It is estimated that around 5. 2 million seniors have some type of dementia in this country; dementia takes a toll on cognition, which makes it difficult to engage these individuals in meaningful activities. Many caregivers find that patients are able to focus and enjoy basic arts and crafts; it provides an outlet for anxiety and a tactile task to focus attention on.
If you provide senior care for someone with dementia, consider these three projects to engage and entertain:
For seniors that seem to fidget, something to do with the hands can be helpful. A knotted blanket is easy enough for all skill levels, requiring basic skills that many seniors may find therapeutic.
- Choose two contrasting fleece fabrics, around 36" wide by 48" long is good for a lap-throw size.
- Cut a one-inch wide 'fringe' around the border of the blankets; it helps to use a yard-stick or ruler for this. If using scissors is difficult for the senior, cut the strips ahead of time.
- Tie and knot a pair of the strips together until the two pieces of fabric are bound together and the fringe is completely knotted.
Engage the senior by helping them choose their fleece or fabrics for their blanket. These items also make excellent handcrafted gifts for seniors to share with their friends and family.
You can buy unfinished greenware from a local ceramics studio for seniors to paint or you can visit a local dollar-type store for terracotta pots and permanent markers or acrylic paints.
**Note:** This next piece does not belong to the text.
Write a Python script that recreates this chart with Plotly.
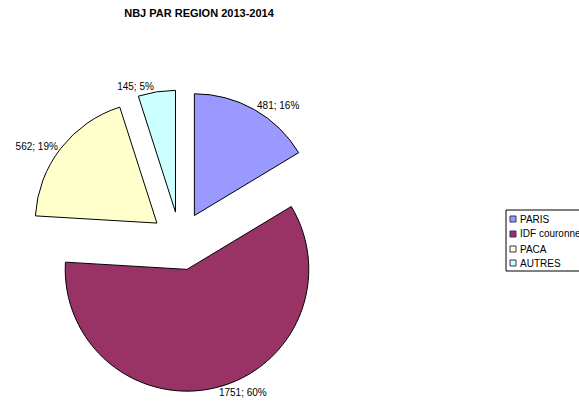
import plotly.graph_objects as go

labels = ["PARIS", "IDF couronne", "PACA", "AUTRES"]
values = [481, 1751, 562, 145]
colors = ["#9999FF", "#993366", "#FFFFCC", "#CCFFFF"]
pulls = [0.24, 0.24, 0.24, 0.24]

W, H = 579, 410
FONT = "Liberation Sans, Arial, sans-serif"


def px(x):
    return x / W


def py(y):
    return 1 - y / H


fig = go.Figure(go.Pie(
    labels=labels,
    values=values,
    sort=False,
    direction="clockwise",
    rotation=0,
    pull=pulls,
    marker=dict(colors=colors, line=dict(color="black", width=1)),
    texttemplate="%{value}; %{percent:.0%}",
    textposition="outside",
    textfont=dict(family=FONT, size=10, color="black"),
    domain=dict(x=[px(29), px(331)], y=[py(392), py(90)]),
    hoverinfo="label+value+percent",
    showlegend=False,
))

# legend box (drawn to mimic the original, partially cut by the right edge)
shapes = [dict(type="rect", xref="paper", yref="paper",
               x0=px(506), x1=px(640), y0=py(271), y1=py(210),
               line=dict(color="black", width=1), fillcolor="white", layer="above")]
annotations = []
row_y = [219, 234, 249, 263]
for lab, col, ry in zip(labels, colors, row_y):
    shapes.append(dict(type="rect", xref="paper", yref="paper",
                       x0=px(510), x1=px(516), y0=py(ry + 3), y1=py(ry - 3),
                       line=dict(color="#333366", width=1), fillcolor=col, layer="above"))
    annotations.append(dict(text=lab, xref="paper", yref="paper", x=px(518), y=py(ry),
                            xanchor="left", yanchor="middle", showarrow=False,
                            font=dict(family=FONT, size=10, color="black")))

fig.update_layout(
    width=W, height=H,
    margin=dict(l=0, r=0, t=0, b=0, autoexpand=False),
    paper_bgcolor="white",
    plot_bgcolor="white",
    font=dict(family=FONT, size=10, color="black"),
    title=dict(text="<b>NBJ PAR REGION 2013-2014</b>", x=px(199), xanchor="center",
               y=py(13), yanchor="middle", yref="paper",
               font=dict(family=FONT, size=11, color="black")),
    shapes=shapes,
    annotations=annotations,
    showlegend=False,
)

fig.write_html(
    "out.html",
    config={"displayModeBar": False},
    post_script="document.body.style.margin='0';document.body.style.overflow='hidden';",
)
Allow the senior to embellish and adorn their pot and then spray with a spritz of hairspray to seal the colorants. Participants can work at their own pace and enjoy using their piece later.
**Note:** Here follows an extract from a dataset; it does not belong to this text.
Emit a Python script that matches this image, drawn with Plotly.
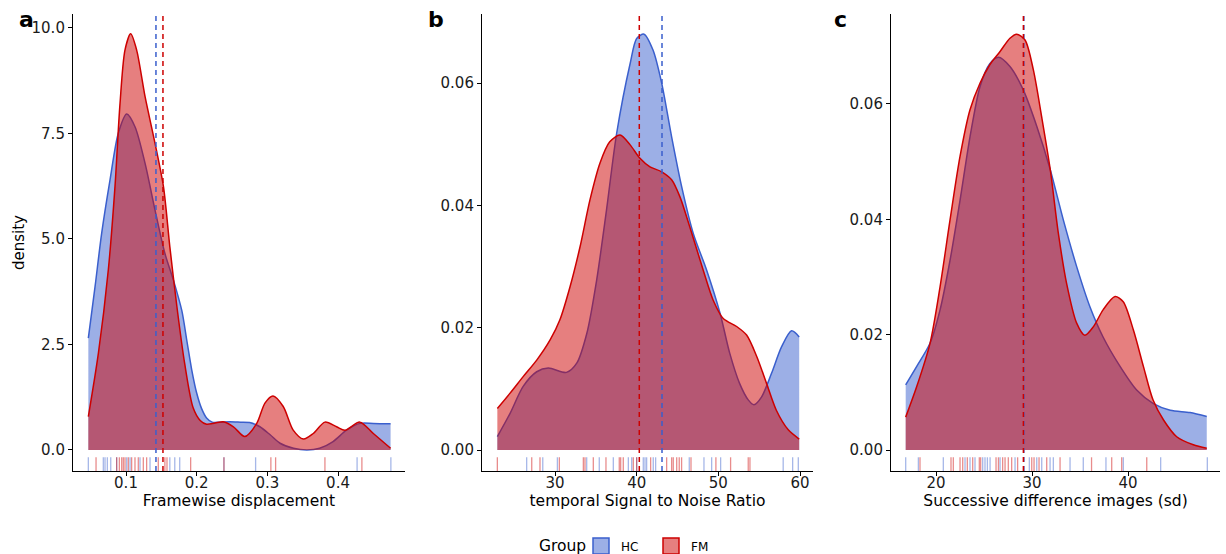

Cheese boards or cutting boards are a great project that appeals to both men and women, and that has some utility in the home when complete.
- Buy pre-cut lengths of wood at a hardware store, about an inch-thick; don't buy pressure treated wood as it is not food safe.
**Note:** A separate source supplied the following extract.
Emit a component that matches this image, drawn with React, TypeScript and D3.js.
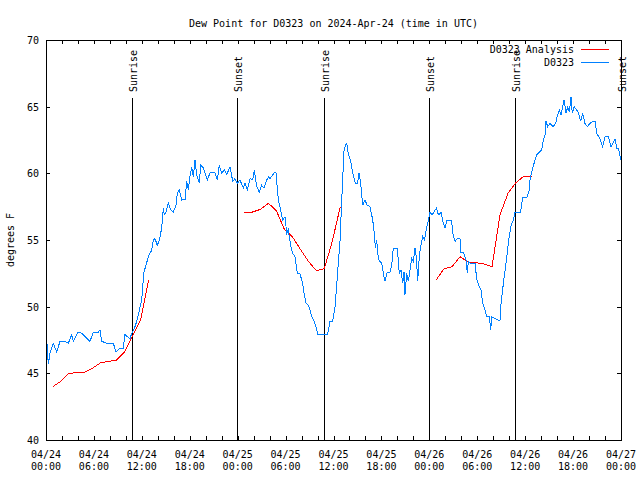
import React from "react";
import * as d3 from "d3";

// Observations: [hours since 04/24 00:00 UTC, dew point °F]
const obsHours = [
  0.09, 0.29, 0.5, 0.91, 1.34, 1.75, 2.38, 2.79, 3.22, 3.42, 4.04, 4.47, 4.88, 5.51, 5.92, 6.55, 6.76, 6.98, 7.6, 8.43,
  8.77, 9.27, 9.68, 9.89, 10.52, 10.73, 11.14, 11.36, 11.56, 11.98, 12.18, 12.27, 12.52, 12.81, 13.24, 13.44, 13.65, 13.94, 14.19, 14.49,
  14.69, 14.81, 15.03, 15.31, 15.61, 15.94, 16.28, 16.44, 16.69, 16.99, 17.41, 17.62, 17.82, 18.03, 18.24, 18.44, 18.66, 18.87, 19.2, 19.37,
  19.7, 20.2, 20.54, 21.16, 21.45, 21.7, 22.0, 22.33, 22.63, 23.04, 23.38, 23.67, 23.95, 24.29, 24.71, 24.92, 25.21, 25.55, 25.88, 26.08,
  26.38, 26.71, 27.01, 27.3, 27.63, 27.89, 28.05, 28.59, 28.8, 29.09, 29.39, 29.64, 29.93, 30.14, 30.34, 30.64, 30.89, 31.18, 31.47, 31.81,
  32.14, 32.31, 32.56, 32.85, 33.06, 33.27, 33.56, 33.81, 34.02, 35.27, 35.56, 35.9, 36.19, 36.48, 36.82, 37.03, 37.32, 37.65, 37.85, 38.16,
  38.41, 38.73, 39.01, 39.19, 39.38, 39.66, 39.94, 40.23, 40.57, 40.91, 41.11, 41.24, 41.41, 41.61, 41.82, 42.04, 42.24, 42.45, 42.74, 43.08,
  43.29, 43.49, 43.99, 44.24, 44.45, 44.67, 44.83, 44.95, 45.17, 45.37, 45.58, 45.79, 45.99, 46.21, 46.39, 46.54, 46.74, 46.92, 47.17, 47.4,
  47.67, 47.87, 48.08, 48.3, 48.5, 48.71, 48.92, 49.06, 49.25, 49.46, 49.75, 49.96, 50.18, 50.8, 50.93, 51.22, 51.5, 51.84, 51.93, 52.25,
  52.59, 52.76, 52.88, 53.18, 53.72, 53.93, 54.26, 54.47, 54.68, 54.97, 55.18, 55.51, 55.69, 55.81, 56.56, 56.85, 56.94, 57.27, 57.6, 57.89,
  58.19, 58.52, 58.73, 59.42, 59.69, 60.23, 60.52, 60.61, 60.82, 61.23, 61.45, 61.77, 62.07, 62.27, 62.49, 62.61, 62.82, 63.11, 63.52, 63.83,
  64.03, 64.28, 64.49, 64.7, 64.87, 65.12, 65.33, 65.53, 65.74, 65.9, 66.12, 66.37, 66.65, 66.95, 67.2, 67.49, 67.78, 68.12, 68.46, 68.75,
  68.96, 69.37, 69.71, 70.0, 70.41, 70.75, 71.04, 71.25, 71.46, 71.69, 71.96,
];
const obsValues = [
  47.5, 45.7, 46.5, 47.25, 46.6, 47.4, 47.4, 47.25, 47.9, 47.4, 48.1, 48.0, 47.75, 47.4, 48.1, 48.1, 48.25, 47.4, 47.25, 47.25,
  46.6, 46.9, 46.9, 47.9, 47.6, 48.0, 48.5, 48.9, 49.4, 50.5, 52.0, 52.6, 53.1, 53.75, 54.25, 55.0, 55.1, 54.6, 55.0, 55.9,
  57.4, 56.9, 57.1, 57.8, 57.25, 57.1, 57.6, 58.5, 58.75, 58.0, 58.05, 59.4, 58.75, 59.75, 60.5, 59.75, 61.0, 59.9, 59.25, 60.6,
  60.4, 59.5, 60.05, 60.05, 59.5, 60.6, 60.0, 60.25, 59.9, 60.5, 59.4, 59.6, 59.25, 59.5, 58.9, 59.3, 58.75, 59.6, 59.5, 60.25,
  59.0, 58.6, 59.1, 58.9, 59.5, 59.75, 59.6, 60.05, 60.05, 58.0, 57.25, 56.5, 56.75, 55.5, 55.75, 54.6, 54.0, 53.75, 52.5, 52.45,
  51.75, 51.0, 50.25, 50.1, 49.75, 49.25, 48.9, 48.5, 47.95, 47.95, 48.9, 48.9, 50.0, 52.25, 55.0, 58.0, 61.75, 62.3, 61.5, 60.9,
  60.0, 59.25, 59.25, 60.0, 59.4, 57.6, 58.0, 57.6, 57.5, 56.5, 55.5, 54.4, 55.0, 53.6, 53.4, 53.25, 52.5, 51.9, 52.6, 52.6,
  53.1, 54.4, 54.4, 52.5, 52.75, 51.75, 52.6, 50.9, 52.5, 51.9, 52.75, 53.6, 53.4, 54.4, 53.6, 51.9, 53.75, 54.5, 55.25, 55.0,
  56.0, 56.4, 57.1, 56.9, 57.0, 57.25, 57.4, 57.0, 56.9, 57.1, 56.25, 55.9, 56.45, 56.45, 55.5, 54.9, 55.1, 55.1, 54.1, 54.1,
  53.5, 52.5, 53.4, 53.25, 53.25, 52.1, 51.5, 51.25, 50.25, 49.75, 49.25, 49.25, 48.25, 49.25, 49.0, 49.0, 50.0, 51.75, 53.25, 54.75,
  56.0, 56.5, 57.1, 57.1, 58.2, 58.2, 58.75, 59.5, 60.1, 61.0, 61.4, 61.6, 61.75, 62.5, 62.9, 63.9, 63.5, 63.75, 63.5, 63.8,
  64.3, 64.75, 64.4, 65.0, 65.5, 64.5, 65.0, 64.6, 65.75, 64.5, 65.0, 64.8, 64.6, 63.9, 64.5, 63.75, 63.5, 63.75, 63.9, 63.9,
  63.0, 62.6, 62.0, 62.75, 62.75, 62.0, 62.3, 62.6, 61.9, 61.9, 61.0,
];

// Analysis runs (hourly), three 12-hour segments
const analysisStart = [0.85, 24.85, 48.85];
const analysisValues = [
  [44.0, 44.4, 45.0, 45.05, 45.1, 45.4, 45.8, 45.9, 46.0, 46.6, 47.8, 49.0, 52.0],
  [57.1, 57.1, 57.3, 57.75, 57.2, 55.8, 55.25, 54.3, 53.4, 52.7, 52.85, 54.9, 57.5],
  [52.0, 52.85, 53.0, 53.75, 53.35, 53.3, 53.2, 53.0, 56.9, 58.5, 59.3, 59.8, 59.8],
];

// Sun events (hours since 04/24 00:00 UTC)
const eventNames = ["Sunrise", "Sunset", "Sunrise", "Sunset", "Sunrise", "Sunset"];
const eventHours = [10.77, 23.92, 34.81, 47.96, 58.73, 72.0];

const xTickHours = [0, 6, 12, 18, 24, 30, 36, 42, 48, 54, 60, 66, 72];
const xTickDates = ["04/24", "04/24", "04/24", "04/24", "04/25", "04/25", "04/25", "04/25", "04/26", "04/26", "04/26", "04/26", "04/27"];
const xTickTimes = ["00:00", "06:00", "12:00", "18:00", "00:00", "06:00", "12:00", "18:00", "00:00", "06:00", "12:00", "18:00", "00:00"];
const yTicks = [40, 45, 50, 55, 60, 65, 70];

const title = "Dew Point for D0323 on 2024-Apr-24 (time in UTC)";
const yLabel = "degrees F";
const legendNames = ["D0323 Analysis", "D0323"];

const RED = "#ff0000";
const BLUE = "#0080ff";

export default function App() {
  const W = 640, H = 480;
  const L = 46, R = 621, T = 40, B = 440;
  const x = d3.scaleLinear().domain([0, 72]).range([L, R]);
  const y = d3.scaleLinear().domain([40, 70]).range([B, T]);
  const font = "'DejaVu Sans Mono', monospace";

  const obs: [number, number][] = obsHours.map((h, i) => [h, obsValues[i]]);
  const line = d3.line<[number, number]>().x((d) => x(d[0])).y((d) => y(d[1]));
  const minorTicks = d3.range(0, 73, 2);

  return (
    <svg width={W} height={H} style={{ position: "absolute", left: 0, top: 0, background: "#fff" }}
      fontFamily={font} fontSize={10}>
      <rect x={0} y={0} width={W} height={H} fill="#fff" />
      <text x={(L + R) / 2} y={27} textAnchor="middle">{title}</text>
      <text transform={`translate(14,${(T + B) / 2}) rotate(-90)`} textAnchor="middle">{yLabel}</text>

      {/* ticks */}
      <g stroke="#000" shapeRendering="crispEdges">
        {minorTicks.map((h) => (
          <g key={"xt" + h}>
            <line x1={Math.round(x(h)) + 0.5} x2={Math.round(x(h)) + 0.5} y1={B} y2={B - 4} />
            <line x1={Math.round(x(h)) + 0.5} x2={Math.round(x(h)) + 0.5} y1={T} y2={T + 4} />
          </g>
        ))}
        {yTicks.map((v) => (
          <g key={"yt" + v}>
            <line x1={L} x2={L + 4} y1={Math.round(y(v)) + 0.5} y2={Math.round(y(v)) + 0.5} />
            <line x1={R} x2={R - 4} y1={Math.round(y(v)) + 0.5} y2={Math.round(y(v)) + 0.5} />
          </g>
        ))}
      </g>
      {yTicks.map((v) => (
        <text key={"yl" + v} x={39} y={y(v) + 4} textAnchor="end">{v}</text>
      ))}
      {xTickHours.map((h, i) => (
        <g key={"xl" + h}>
          <text x={x(h)} y={458} textAnchor="middle">{xTickDates[i]}</text>
          <text x={x(h)} y={470} textAnchor="middle">{xTickTimes[i]}</text>
        </g>
      ))}

      {/* sun events */}
      {eventHours.map((h, i) => (
        <g key={"ev" + i}>
          <line x1={Math.round(x(h)) + 0.5} x2={Math.round(x(h)) + 0.5} y1={98} y2={B} stroke="#000" shapeRendering="crispEdges" />
          <text transform={`translate(${x(h) + 5},92) rotate(-90)`} textAnchor="start">{eventNames[i]}</text>
        </g>
      ))}

      {/* data */}
      {analysisValues.map((vals, k) => {
        const pts: [number, number][] = vals.map((v, j) => [analysisStart[k] + j, v]);
        return <path key={"an" + k} d={line(pts) || ""} fill="none" stroke={RED} strokeWidth={1} shapeRendering="crispEdges" />;
      })}
      <path d={line(obs) || ""} fill="none" stroke={BLUE} strokeWidth={1} shapeRendering="crispEdges" />

      {/* legend */}
      <text x={574} y={53} textAnchor="end">{legendNames[0]}</text>
      <line x1={581} x2={609} y1={49.5} y2={49.5} stroke={RED} shapeRendering="crispEdges" />
      <text x={574} y={66} textAnchor="end">{legendNames[1]}</text>
      <line x1={581} x2={609} y1={62.5} y2={62.5} stroke={BLUE} shapeRendering="crispEdges" />

      <rect x={L + 0.5} y={T + 0.5} width={R - L} height={B - T} fill="none" stroke="#000" shapeRendering="crispEdges" />
    </svg>
  );
}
- Buy a variety of sandpaper grits to make the boards buttery soft.
- After sanding, use linseed oil and soft chamois cloths to oil and treat the boards.
Simple projects that can be completed in one-sitting are best for folks with dementia; plus, these speedy crafts provide more immediate gratification for impatient participants.
Many seniors may have given up many hobbies and activities that they once enjoyed due to symptoms of dementia. Provide an outlet for them that will bring some joy with these three simple projects that can be adapted to suit personal preferences and varying symptoms.